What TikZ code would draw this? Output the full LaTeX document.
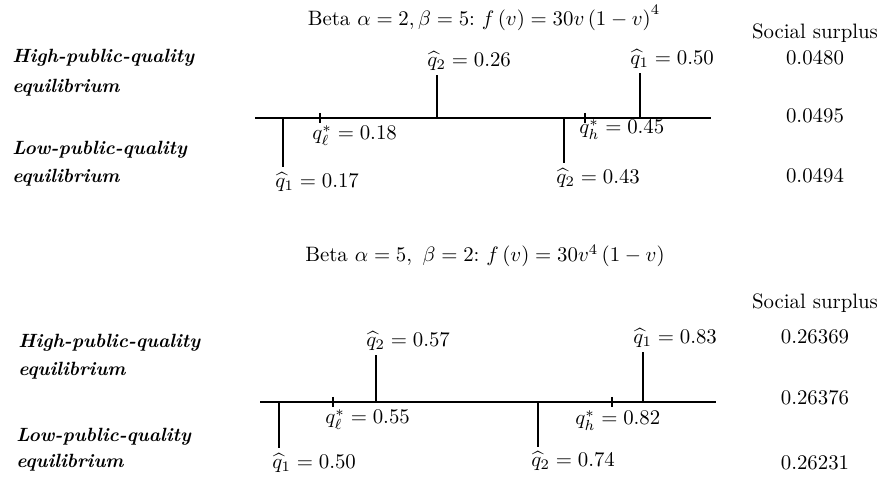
\documentclass[tikz,border=0pt]{standalone}
\begin{document}
\begin{tikzpicture}[x=0.48pt,y=-0.48pt,
  axis/.style={line width=0.65pt},
  stem/.style={line width=0.65pt},
  tickmark/.style={line width=0.65pt},
  lab/.style={inner sep=0pt, font=\normalsize},
  side/.style={inner sep=0pt, anchor=west, font=\fontsize{9.2}{11}\selectfont\bfseries\itshape},
  val/.style={inner sep=0pt, anchor=center}]
\useasboundingbox (0,0) rectangle (881,483);

% ---------- Top diagram ----------
\node[val] (t1) at (484,18) {Beta $\alpha=2,\beta=5$:\ $f\left(v\right)=30v\left(1-v\right)^4$};
\node[val] (ss1) at (815,33) {Social surplus};
\node[val] (v11) at (815,58) {0.0480};
\node[val] (v12) at (815,116) {0.0495};
\node[val] (v13) at (815,176) {0.0494};
\node[side] (h1a) at (12,58) {High-public-quality};
\node[side] (h1b) at (12,88) {equilibrium};
\node[side] (l1a) at (12,150) {Low-public-quality};
\node[side] (l1b) at (12,178) {equilibrium};

\coordinate (A1L) at (255,118);
\coordinate (A1R) at (711,118);
\draw[axis] (A1L) -- (A1R);

% high equilibrium stems
\coordinate (s11a) at (437,118); \coordinate (s11b) at (437,75);
\draw[stem] (s11a) -- (s11b);
\node[lab, anchor=south west] (q11) at (427,71) {$\widehat{q}_2=0.26$};
\coordinate (s12a) at (640,118); \coordinate (s12b) at (640,73);
\draw[stem] (s12a) -- (s12b);
\node[lab, anchor=south west] (q12) at (630,69) {$\widehat{q}_1=0.50$};
% ticks
\coordinate (k11a) at (320,113); \coordinate (k11b) at (320,123);
\draw[tickmark] (k11a) -- (k11b);
\node[lab, anchor=north west] (q13) at (312,125) {$q^*_\ell=0.18$};
\coordinate (k12a) at (585,113); \coordinate (k12b) at (585,123);
\draw[tickmark] (k12a) -- (k12b);
\node[lab, anchor=north west] (q14) at (579,119) {$q^*_h=0.45$};
% low equilibrium stems
\coordinate (s13a) at (283,118); \coordinate (s13b) at (283,167);
\draw[stem] (s13a) -- (s13b);
\node[lab, anchor=north west] (q15) at (275,172) {$\widehat{q}_1=0.17$};
\coordinate (s14a) at (564,118); \coordinate (s14b) at (564,163);
\draw[stem] (s14a) -- (s14b);
\node[lab, anchor=north west] (q16) at (556,168) {$\widehat{q}_2=0.43$};

% ---------- Bottom diagram ----------
\node[val] (t2) at (485,256) {Beta $\alpha=5,\ \beta=2$:\ $f\left(v\right)=30v^4\left(1-v\right)$};
\node[val] (ss2) at (815,303) {Social surplus};
\node[val] (v21) at (815,337) {0.26369};
\node[val] (v22) at (815,398) {0.26376};
\node[val] (v23) at (815,463) {0.26231};
\node[side] (h2a) at (18,343) {High-public-quality};
\node[side] (h2b) at (18,371) {equilibrium};
\node[side] (l2a) at (16,437) {Low-public-quality};
\node[side] (l2b) at (16,463) {equilibrium};

\coordinate (A2L) at (260,402);
\coordinate (A2R) at (716,402);
\draw[axis] (A2L) -- (A2R);

\coordinate (s21a) at (376,402); \coordinate (s21b) at (376,355);
\draw[stem] (s21a) -- (s21b);
\node[lab, anchor=south west] (r11) at (366,351) {$\widehat{q}_2=0.57$};
\coordinate (s22a) at (643,402); \coordinate (s22b) at (643,352);
\draw[stem] (s22a) -- (s22b);
\node[lab, anchor=south west] (r12) at (633,348) {$\widehat{q}_1=0.83$};
\coordinate (k21a) at (333,397); \coordinate (k21b) at (333,407);
\draw[tickmark] (k21a) -- (k21b);
\node[lab, anchor=north west] (r13) at (325,409) {$q^*_\ell=0.55$};
\coordinate (k22a) at (612,397); \coordinate (k22b) at (612,407);
\draw[tickmark] (k22a) -- (k22b);
\node[lab, anchor=north west] (r14) at (575,410) {$q^*_h=0.82$};
\coordinate (s23a) at (279,402); \coordinate (s23b) at (279,448);
\draw[stem] (s23a) -- (s23b);
\node[lab, anchor=north west] (r15) at (272,453) {$\widehat{q}_1=0.50$};
\coordinate (s24a) at (538,402); \coordinate (s24b) at (538,447);
\draw[stem] (s24a) -- (s24b);
\node[lab, anchor=north west] (r16) at (531,451) {$\widehat{q}_2=0.74$};
\end{tikzpicture}
\end{document}
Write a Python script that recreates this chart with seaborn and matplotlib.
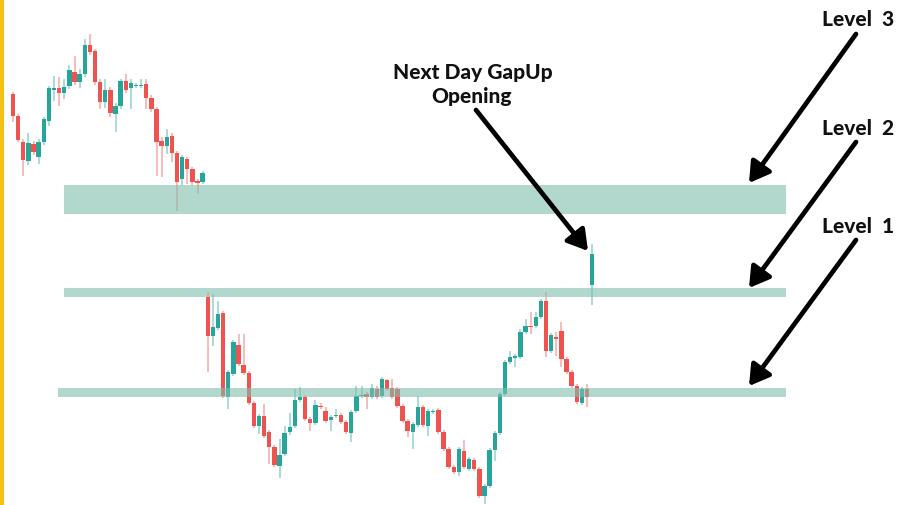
import matplotlib
matplotlib.use('Agg')
import matplotlib.pyplot as plt
from matplotlib.patches import Rectangle
import numpy as np
import pandas as pd
import seaborn as sns


# Dados dos candles (preço)
abertura = [411, 389, 363, 344, 361, 348, 363, 384, 415, 417, 412, 419, 433, 423, 431, 460, 454, 423, 403, 415,
            391, 399, 424, 417, 419, 419, 421, 407, 396, 364, 359, 369, 352, 326, 346, 336, 324, 323,
            208, 169, 177, 192, 108, 131, 160, 140, 132, 102, 79, 89, 73, 58, 39, 51, 73, 79, 105, 108, 86, 82,
            99, 94, 85, 89, 90, 83, 72, 94, 109, 111, 108, 116, 109, 125, 117, 116, 99, 84, 73, 80,
            98, 79, 93, 95, 73, 56, 38, 33, 54, 36, 45, 36, 9, 19, 55, 72, 111, 143, 147, 148,
            173, 179, 179, 188, 204, 154, 168, 174, 146, 133, 119, 102, 116, 220]
maxima = [413, 391, 366, 372, 364, 366, 388, 419, 429, 428, 426, 440, 449, 436, 466, 471, 456, 426, 426, 418,
          402, 426, 431, 426, 422, 426, 426, 410, 398, 368, 376, 372, 354, 350, 348, 338, 326, 334,
          213, 211, 204, 194, 135, 165, 171, 171, 134, 104, 91, 101, 75, 60, 66, 79, 92, 116, 118, 110, 88, 105,
          102, 98, 90, 96, 92, 85, 95, 119, 119, 113, 121, 119, 128, 126, 126, 118, 101, 86, 83, 109,
          100, 96, 96, 97, 75, 58, 40, 58, 65, 48, 47, 38, 21, 57, 74, 113, 145, 154, 151, 176,
          186, 193, 193, 206, 213, 172, 173, 183, 148, 135, 121, 118, 121, 261]
minimas = [383, 363, 329, 340, 350, 341, 360, 379, 404, 399, 406, 416, 420, 417, 428, 450, 420, 396, 397, 388,
           373, 396, 412, 396, 417, 417, 396, 393, 329, 328, 351, 343, 294, 320, 321, 320, 311, 321,
           133, 159, 175, 107, 96, 129, 139, 130, 100, 77, 71, 67, 41, 38, 27, 49, 70, 77, 103, 84, 74, 80,
           96, 82, 74, 87, 81, 71, 63, 92, 107, 96, 106, 106, 107, 114, 106, 97, 82, 68, 56, 78,
           78, 69, 91, 71, 54, 36, 31, 29, 36, 34, 34, 7, 1, 17, 44, 70, 109, 141, 138, 146,
           171, 171, 177, 186, 148, 152, 149, 138, 131, 117, 101, 100, 98, 200]
fechamento = [389, 365, 345, 362, 353, 363, 386, 417, 417, 412, 418, 435, 423, 431, 460, 453, 423, 403, 415, 392,
              399, 424, 415, 422, 420, 420, 407, 396, 363, 359, 368, 352, 323, 348, 336, 323, 322, 332,
              169, 178, 191, 109, 133, 163, 141, 132, 102, 79, 89, 69, 58, 40, 50, 72, 78, 105, 108, 86, 82, 100,
              98, 84, 88, 90, 83, 73, 93, 109, 110, 108, 117, 108, 126, 116, 108, 99, 84, 74, 81, 98,
              80, 94, 94, 73, 56, 38, 33, 56, 38, 46, 36, 9, 19, 55, 72, 111, 143, 148, 149, 173,
              179, 178, 188, 204, 154, 170, 166, 146, 133, 119, 103, 116, 108, 251]

# Zonas de suporte/resistência (faixa de preço)
niveis_nome = ['Level 1', 'Level 2', 'Level 3']
niveis_inf = [108, 208, 291]
niveis_sup = [117, 217, 320]

titulo_gap = ['Next Day GapUp', 'Opening']

####################################################################################################################################

sns.set_theme(style='white')
plt.rcParams['font.family'] = ['Lato', 'DejaVu Sans']

W, H = 898, 506


def px(x, y):
    # converte pixel da imagem para fração dos eixos
    return (x / W, 1 - y / H)


df = pd.DataFrame({'open': abertura, 'high': maxima, 'low': minimas, 'close': fechamento})
df['idx'] = np.arange(len(df))
df['alta'] = df['close'] >= df['open']

verde = '#26A69A'
vermelho = '#EF5350'

fig = plt.figure(figsize=(W / 100, H / 100), dpi=100)
ax = fig.add_axes([0, 0, 1, 1])
ax.set_facecolor('white')

cores = np.where(df['alta'], verde, vermelho)

# pavios
ax.vlines(df['idx'], df['low'], df['high'], colors=cores, linewidth=1.1, alpha=0.5, zorder=2)

# corpos
base = np.minimum(df['open'], df['close'])
altura = np.maximum((df['close'] - df['open']).abs(), 1.5)
ax.bar(df['idx'], altura, bottom=base, width=0.85, color=cores, linewidth=0, zorder=3)

ax.set_xlim(-13 / 5.125, (W - 13) / 5.125)
ax.set_ylim(0, H)
ax.axis('off')

# faixas dos níveis
inicio_faixa = [58 / W, 64 / W, 64 / W]
for ini, lo, hi in zip(inicio_faixa, niveis_inf, niveis_sup):
    ax.axhspan(lo, hi, xmin=ini, xmax=786 / W, color='#7FBFAE', alpha=0.6, lw=0, zorder=4)

# barra amarela na borda esquerda
ax.add_patch(Rectangle((0, 0), 4 / W, 1, transform=ax.transAxes, color='#F5C116', lw=0, zorder=6))

seta = dict(arrowstyle='-|>,head_length=0.6,head_width=0.36', lw=3.4, color='black',
            mutation_scale=20, shrinkA=0, shrinkB=0)
fonte = dict(fontsize=15, fontweight='black', color='#111111', ha='center', va='baseline', zorder=7)

# rótulos dos níveis e setas
base_texto = [233, 135, 26]
cauda_y = [241, 143, 35]
ponta_y = [387, 289, 184]
for nome, yb, yc, yp in zip(niveis_nome, base_texto, cauda_y, ponta_y):
    ax.text(*px(858, yb), nome.replace(' ', '  '), transform=ax.transAxes, **fonte)
    ax.annotate('', xy=px(749, yp), xytext=px(856, yc), xycoords='axes fraction',
                textcoords='axes fraction', arrowprops=seta, zorder=7)

# anotação do gap
ax.text(*px(473, 79), titulo_gap[0], transform=ax.transAxes, **fonte)
ax.text(*px(471, 103), titulo_gap[1], transform=ax.transAxes, **fonte)
ax.annotate('', xy=px(588, 252), xytext=px(476, 111), xycoords='axes fraction',
            textcoords='axes fraction', arrowprops=seta, zorder=7)

fig.savefig('out.png', dpi=100, facecolor='white')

EXERCISE INSTRUCTIONS:
Return exactly the lines from the one with "Write a Python" to the one with "import seaborn as sns", both ends kept, and only those. Images are left out.

COMPLETED TASK:
Write a Python script that recreates this chart with seaborn and matplotlib.
import matplotlib
matplotlib.use('Agg')
import matplotlib.pyplot as plt
from matplotlib.patches import Rectangle
import numpy as np
import pandas as pd
import seaborn as sns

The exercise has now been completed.